I was on a ferry the other day, watching the ocean froth and fold, churning under the motor as it passed, and I thought about how summer is somehow always the same, and somehow always different. There are always sandcastles, cookouts, bonfires, humidity and pruny fingers after staying in the water too long. But these constants form a backdrop to the dog days; the meaning of it all changes as you grow older.

When you’re 7 years old, summer lasts forever. I remember the days would stretch and stretch, and the sun remained high in the sky, as if to accommodate that one final game of one-on-one mom granted us before having to wash up for the night. But still, we kept going, long after the sun sank and the streetlights kicked on, because the only things that could drag us inside were the threat of an early bedtime or the promise of ice cream.

The months got longer, and by mid-July it felt as though school would never be back in session. My parents tired of our running in and out of the house and would say, “You need to pick one or the other.” So we chose the backyard and the water balloon wars, Slip ‘N Slide sessions and rollerblade races persisted until our cheeks were pink and fatigue finally set in.

By the end of August I knew that the best hiding spot for our neighborhoodwide game of capture the flag was in the middle of the thorny rose bush on the side of our house; only the bravest among our adversaries would risk the pain and blood for victory. I exhausted my secret stash of quarters and rare dollar bills on giant cherry popsicles from the corner store down the street. I captured a colony of fireflies and scratched my mosquito-bitten skin until it was red and raw. And by the end of it all, after taking advantage of every morsel of sunshine that beat down on central Illinois, I was ready — excited, even — to go back to school.

At 13, summer was transformative. There was great promise, it seemed, in those three magical months that were before me. There was time to blossom and grow into a new body and personality — one that would be a winner by the time I hit the halls again in the fall. I thought everything would be different once I were sun-kissed and 5 pounds lighter.

And I could see things change, little by little. There were now politics involved in get-togethers with friends. Suddenly, no one wanted to invite Sarah to the pool, and I agreed, Sarah was no longer cool. And I found myself pulling at my bathing suit, sucking in my stomach, pushing out my chest, keeping watch on the other girls in their little bikinis, hoping I looked good in mine.
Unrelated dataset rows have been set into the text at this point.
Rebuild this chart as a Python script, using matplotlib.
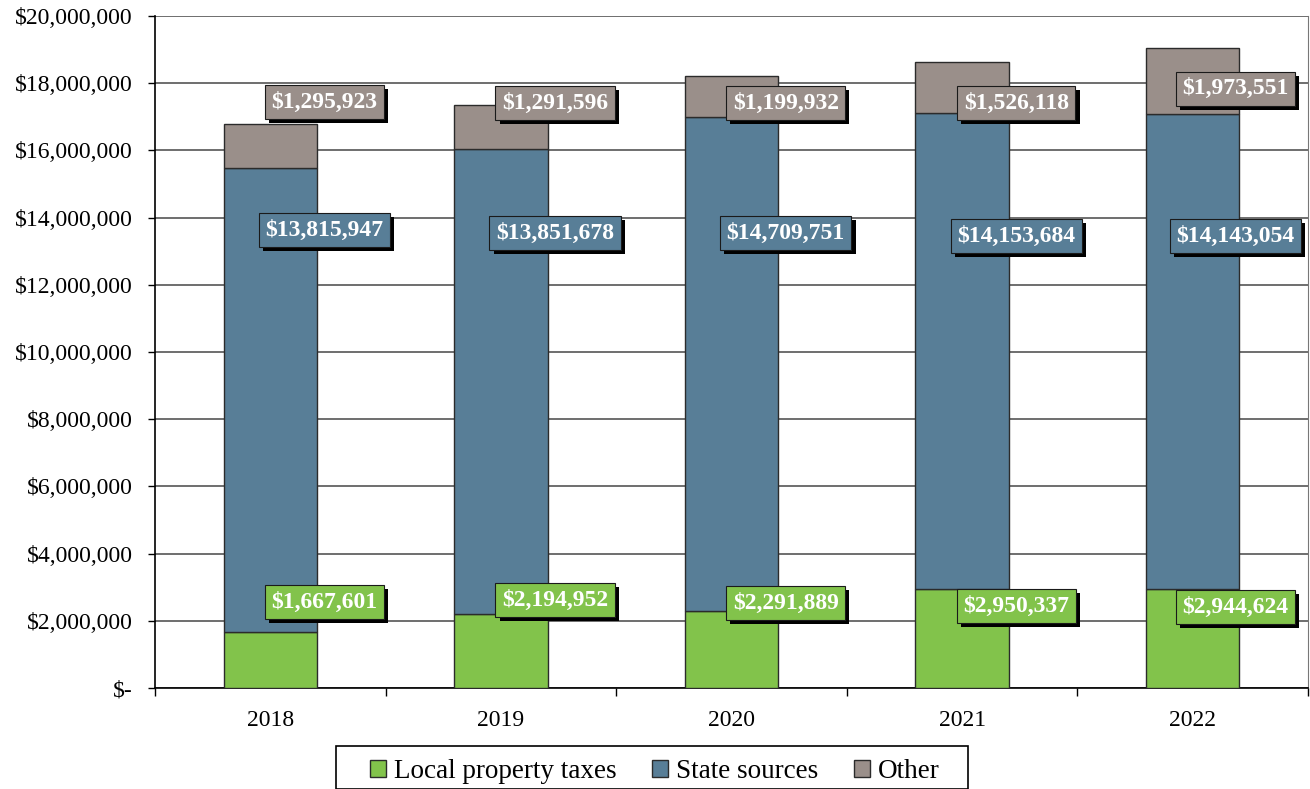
import matplotlib.pyplot as plt
import matplotlib.patheffects as pe
from matplotlib.patches import Rectangle
from matplotlib.ticker import FuncFormatter, FixedLocator
import numpy as np

years = ["2018", "2019", "2020", "2021", "2022"]
local_taxes = [1667601, 2194952, 2291889, 2950337, 2944624]
state_sources = [13815947, 13851678, 14709751, 14153684, 14143054]
other = [1295923, 1291596, 1199932, 1526118, 1973551]

series_names = ["Local property taxes", "State sources", "Other"]
colors = ["#82c34b", "#587e97", "#9a8f8a"]

# where the value boxes sit: y in data units, x as offset from the bar centre
label_y = {
    "Local property taxes": [2.56e6, 2.62e6, 2.53e6, 2.44e6, 2.41e6],
    "State sources": [13.63e6, 13.54e6, 13.54e6, 13.45e6, 13.45e6],
    "Other": [17.44e6, 17.41e6, 17.41e6, 17.41e6, 17.83e6],
}
label_dx = [0.235, 0.235, 0.235, 0.235, 0.185]

plt.rcParams["font.family"] = ["Liberation Serif", "DejaVu Serif"]

fig = plt.figure(figsize=(13.1, 7.89), dpi=100)
ax = fig.add_axes([0.1183, 0.128, 0.8802, 0.8517])

x = np.arange(len(years))
width = 0.405
bottom = np.zeros(len(years))
handles = []
for name, vals, col in zip(series_names, [local_taxes, state_sources, other], colors):
    bars = ax.bar(x, vals, width, bottom=bottom, color=col, edgecolor="#2b2b2b",
                  linewidth=1.0, zorder=3, label=name)
    handles.append(bars)
    for i, v in enumerate(vals):
        t = ax.text(x[i] + label_dx[i], label_y[name][i], f"${v:,.0f}", ha="center",
                    va="center", color="white", fontsize=17, fontweight="bold", zorder=6,
                    bbox=dict(boxstyle="square,pad=0.28", facecolor=col,
                              edgecolor="#1a1a1a", linewidth=0.8))
        t.get_bbox_patch().set_path_effects([
            pe.SimplePatchShadow(offset=(3, -3), shadow_rgbFace="black", alpha=1.0),
            pe.Normal()])
    bottom += np.array(vals)

ax.set_xlim(-0.5, len(years) - 0.5)
ax.set_ylim(0, 20000000)
ax.set_yticks(np.arange(0, 20000001, 2000000))
ax.yaxis.set_major_formatter(FuncFormatter(lambda v, p: "$-" if v == 0 else f"${v:,.0f}"))
ax.grid(axis="y", color="#555555", linewidth=1.2, zorder=0)

ax.set_xticks(x)
ax.set_xticklabels(years)
ax.xaxis.set_minor_locator(FixedLocator(np.arange(-0.5, len(years), 1.0)))
ax.tick_params(axis="x", which="major", length=0, pad=16, labelsize=17)
ax.tick_params(axis="x", which="minor", length=6, width=1.0, direction="out")
ax.tick_params(axis="y", length=5, width=1.0, direction="out", labelsize=17, pad=11)

ax.spines["top"].set_visible(False)
ax.spines["right"].set_color("#777777")
ax.spines["left"].set_color("black")
ax.spines["bottom"].set_color("black")
ax.spines["left"].set_linewidth(1.2)
ax.spines["bottom"].set_linewidth(1.2)

fig.legend(handles, series_names, loc="center", bbox_to_anchor=(0.5, 0.022),
           ncol=3, fontsize=19.5, frameon=False,
           handlelength=0.6, handleheight=0.6, handletextpad=0.3, columnspacing=1.3,
           borderpad=0.1)
# legend frame
fig.patches.append(Rectangle((336 / 1310, 0), 632 / 1310, 43 / 789,
                             transform=fig.transFigure, fill=False,
                             edgecolor="black", linewidth=1.2))

fig.savefig("out.png", dpi=100)
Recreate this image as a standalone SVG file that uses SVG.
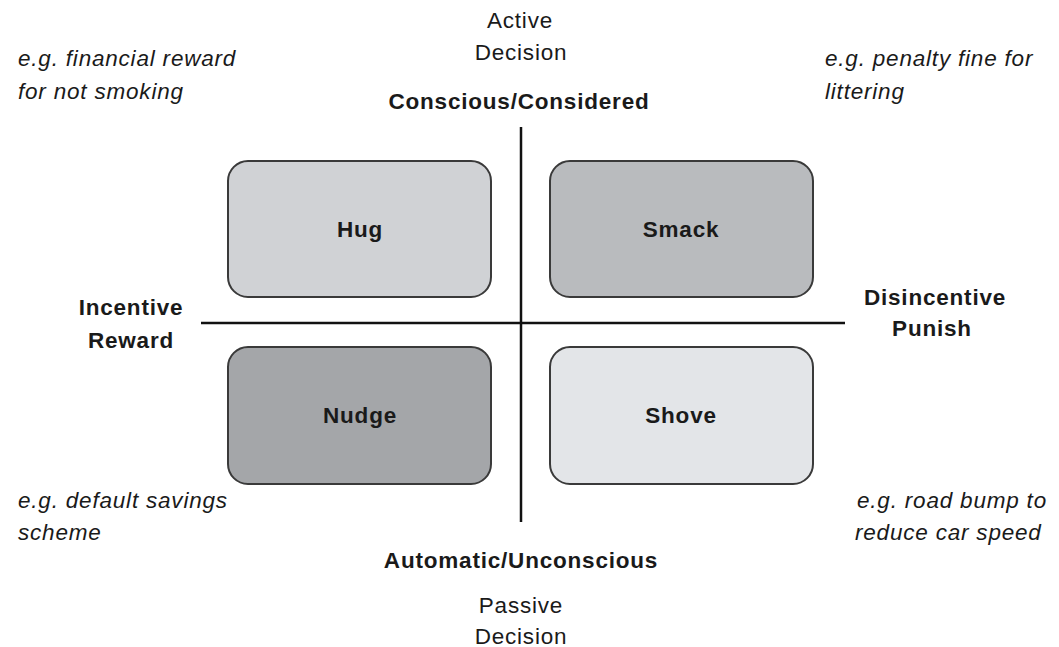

Boys I’d known since kindergarten looked different now. They looked at me differently, too. Every interaction with the opposite sex was parsed for meaning: a push into the pool, a lingering smile, hands brushing together as we walked — accidental or premeditated? Sometimes hands would find their way together — fingers laced. It would feel exhilarating, and terrifying, and as though I was on the brink of that moment of transformation.

But when I walked back into school that fall, I was surprised that everything, and nothing, had changed.

At 17, summer was freedom. Finally, I was on my own time. I slept until noon. I broke curfew. I drove around with the windows down, pop punk pulsing through the speakers and my veins, letting my hair blow in the wind. I walked around wearing a facade of coolness, as though I were bored by everything other than my friends, lying by the pool and who was hosting the next party.

Days were spent attempting to stay cool: swimming in the lake, seeking refuge in mall’s air conditioning, slurping down snow cones at Ice Deli. But those summer nights, they always felt a little dangerous. We hung out in the park after hours, sipping on hard lemonade or cheap vodka, lying in the grass, looking up at the stars and talking about what life would be like when we were really free.

At 21, summer feels like the beginning of the end. It’s one last summer, and two more semesters, until the real world beckons and college is just another something you remember. Time moves faster with each passing day and I could feel my grains of sand piling up. Afternoons after work, you could find me in the quad, swinging listlessly from a hammock or throwing around a frisbee. I read book after book, looking for meaning and something I might be missing. At night we would stay up way too late, drink way too much, and hold on to one another as we walked home, stumbling and singing — picking up an ill-advised pizza along the way. I’d wake up in the morning, not only with a headache, but with that sad, Sunday feeling.

For once, I didn’t know what came next.

Now, in my first two years of post-graduate life, I’ve found summer no longer brings a swell of expectation or independence — but it offers an escape.

It’s an escape from the routine of eight-hour work days and student loan payments. It’s a reward for making my rent on time and putting money in my savings. It’s recompense for starting a 401(k) and planning for the future. For all of this, I can take a few weekends, head to the coast, drop my worries and dangle my feet in the water; crack open a beer and breathe in the smell of sweat and freshly cut grass; chat with friends over a crackling fire. I can close my eyes on that ferry and just enjoy the ride.